Free Speech

By | Wednesday, July 04, 2007 Leave a Comment
As usual for our Independence Day celebration, I'm home trying to keep the dog from flipping out too much as various neighbors shoot off illegal explosives. Which I wouldn't mind so much if they would just be so kind as to blow off their hands in the process.

See, the idea behind Independence Day is to celebrate our freedoms. Which we've had a decreasing number of here since G.W. took office. Take, for instance, Gordon Lee...

Lee, back in 2004, was handing out comics for Halloween. One of those comics depicted a historically accurate scene with Pablo Picasso in the nude. Not doing anything racey, mind you, just he was an artiste and wasn't wearing clothes. The state of Georgia started slapping down lawsuits so fast, it made his head spin. Fortunately, the good folks at the Comic Book Legal Defense Fund heard about his case and began to help out, getting most of the trumped-up charges dropped entirely.
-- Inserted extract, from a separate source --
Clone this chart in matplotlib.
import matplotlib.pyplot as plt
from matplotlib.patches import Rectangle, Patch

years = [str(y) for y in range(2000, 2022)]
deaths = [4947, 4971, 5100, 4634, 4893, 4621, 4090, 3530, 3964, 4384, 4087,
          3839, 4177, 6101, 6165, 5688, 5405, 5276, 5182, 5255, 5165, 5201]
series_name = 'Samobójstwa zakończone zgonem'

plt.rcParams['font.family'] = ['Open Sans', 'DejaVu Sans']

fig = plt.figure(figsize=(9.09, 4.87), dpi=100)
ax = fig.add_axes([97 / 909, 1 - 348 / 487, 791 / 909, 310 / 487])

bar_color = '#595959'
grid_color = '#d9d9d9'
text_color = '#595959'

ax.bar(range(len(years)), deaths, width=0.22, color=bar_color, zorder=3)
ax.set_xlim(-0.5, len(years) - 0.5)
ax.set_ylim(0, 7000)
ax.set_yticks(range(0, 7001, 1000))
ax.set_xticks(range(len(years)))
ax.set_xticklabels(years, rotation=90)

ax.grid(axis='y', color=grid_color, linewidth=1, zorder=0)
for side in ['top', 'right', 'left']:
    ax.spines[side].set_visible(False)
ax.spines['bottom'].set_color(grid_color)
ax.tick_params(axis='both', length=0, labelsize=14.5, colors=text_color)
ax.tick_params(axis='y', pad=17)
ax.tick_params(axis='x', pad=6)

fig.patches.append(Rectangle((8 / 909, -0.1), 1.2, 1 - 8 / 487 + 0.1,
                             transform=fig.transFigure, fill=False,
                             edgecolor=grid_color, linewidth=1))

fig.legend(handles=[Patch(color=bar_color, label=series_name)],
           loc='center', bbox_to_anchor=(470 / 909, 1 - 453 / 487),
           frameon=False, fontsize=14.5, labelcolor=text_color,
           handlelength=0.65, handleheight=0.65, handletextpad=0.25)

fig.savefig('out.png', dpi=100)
One of the few causes I really support is personal freedom. I believe that we should be free to pursue whatever we like, provided it doesn't directly and negatively impact others. It should be every person's right to act on their desires, regardless of how stupid and irresponsible it might be. No one has the moral right to tell me what to do, and it's my own damn fault if my actions lead to negative consequences for me.

Yes, it's a bit extreme. Yes, it's a bit Ayn Rand. But I also believe that it wouldn't hurt matters to cull the herd, so to speak, with some old fashioned Darwinism.

Back to Lee. He's got a trial date set for the middle of August, and and the CBLDF needs some more donations to help pay for legal fees. Sequential Tart's Editor-in-Chief, Katherine Keller, is willing to pony up an additional $1,000 if only ten more people provide donations. Another benefactor, Carl Rigney, has offered an additional $1,000 if Keller follows through. (Details here.)

If you haven't yet made a donation to the CBLDF, please do so now. The death of Captain America, I think, is more symbollic than many people realize. He is the living embodiment of what the U.S. should stand for and, if art is a reflection of life, I think the folks at marvel -- while I still don't like the overall direction and tone they're taking -- are making a statement, however subtle, with his death. Freedom needs all the help it can get these days, and Gordon Lee does too.